====== Input for this task ======
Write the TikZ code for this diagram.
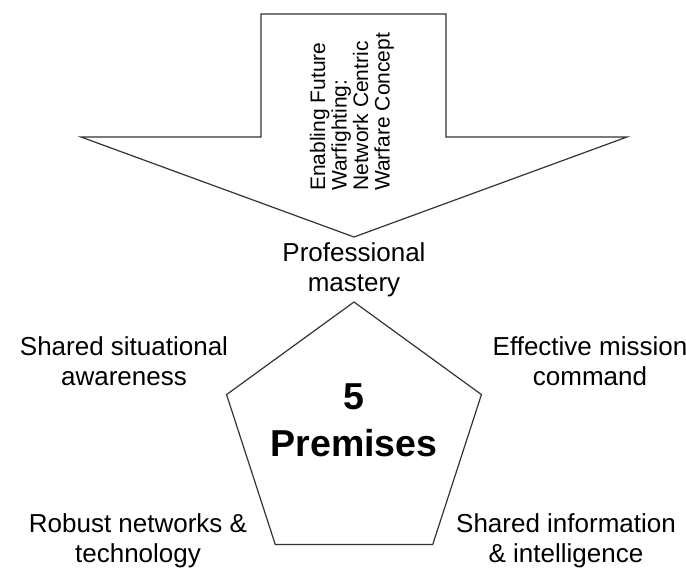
\documentclass[tikz,border=0pt]{standalone}
\usepackage{fontspec}
\setmainfont{Liberation Sans}
\usetikzlibrary{shapes, positioning, calc}

\begin{document}
\begin{tikzpicture}[x=1pt, y=-1pt,
  outline/.style={draw=black!80, line width=1.2pt},
  premise/.style={align=center, font=\fontsize{26}{30}\selectfont}]
\useasboundingbox (0,0) rectangle (686,569);
% big arrow
\draw[outline, line join=miter] (261,14) -- (446,14) -- (446,137) -- (627,137)
  -- (354,237) -- (81,137) -- (261,137) -- cycle;
\node[rotate=90, anchor=west, align=left, inner sep=0pt,
  font=\fontsize{21}{21.5}\selectfont] (concept) at (352,191)
  {Enabling Future\\Warfighting:\\Network Centric\\Warfare Concept};
% pentagon
\node[regular polygon, regular polygon sides=5, outline, minimum size=268pt,
  inner sep=0pt] (penta) at (354,436) {};
\node[align=center, font=\bfseries\fontsize{37.5}{47}\selectfont] (five) at (354,420)
  {5\\Premises};
% the five premises
\node[premise] (mastery) at (354,270) {Professional\\mastery};
\node[premise] (awareness) at (124,361) {Shared situational\\awareness};
\node[premise] (command) at (590,361) {Effective mission\\command};
\node[premise] (networks) at (138,541) {Robust networks \&\\technology};
\node[premise] (intel) at (566,541) {Shared information\\\& intelligence};
\end{tikzpicture}
\end{document}
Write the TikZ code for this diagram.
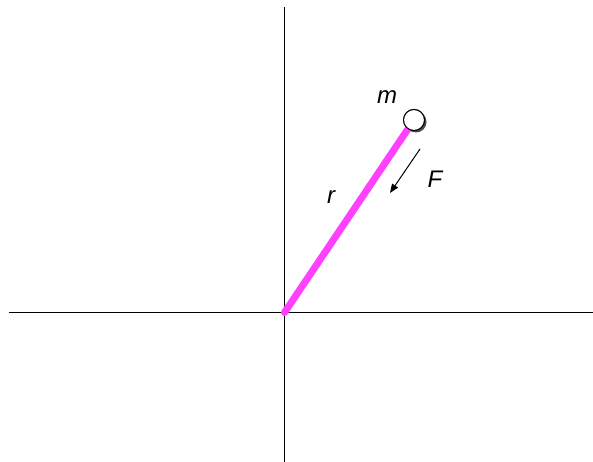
======
### Exercise aim
Every record is to be reproduced exactly, with no pictures included.

### Response to the task
Write the TikZ code for this diagram.
\documentclass[tikz,border=0pt]{standalone}
\usepackage{fontspec}
\setmainfont{Liberation Sans}
\usetikzlibrary{shapes, positioning, calc}

\begin{document}
\begin{tikzpicture}[x=1pt, y=-1pt,
  outline/.style={draw=black!80, line width=1.2pt},
  premise/.style={align=center, font=\fontsize{26}{30}\selectfont}]
\useasboundingbox (0,0) rectangle (686,569);
% big arrow
\draw[outline, line join=miter] (261,14) -- (446,14) -- (446,137) -- (627,137)
  -- (354,237) -- (81,137) -- (261,137) -- cycle;
\node[rotate=90, anchor=west, align=left, inner sep=0pt,
  font=\fontsize{21}{21.5}\selectfont] (concept) at (352,191)
  {Enabling Future\\Warfighting:\\Network Centric\\Warfare Concept};
% pentagon
\node[regular polygon, regular polygon sides=5, outline, minimum size=268pt,
  inner sep=0pt] (penta) at (354,436) {};
\node[align=center, font=\bfseries\fontsize{37.5}{47}\selectfont] (five) at (354,420)
  {5\\Premises};
% the five premises
\node[premise] (mastery) at (354,270) {Professional\\mastery};
\node[premise] (awareness) at (124,361) {Shared situational\\awareness};
\node[premise] (command) at (590,361) {Effective mission\\command};
\node[premise] (networks) at (138,541) {Robust networks \&\\technology};
\node[premise] (intel) at (566,541) {Shared information\\\& intelligence};
\end{tikzpicture}
\end{document}
Write the TikZ code for this diagram.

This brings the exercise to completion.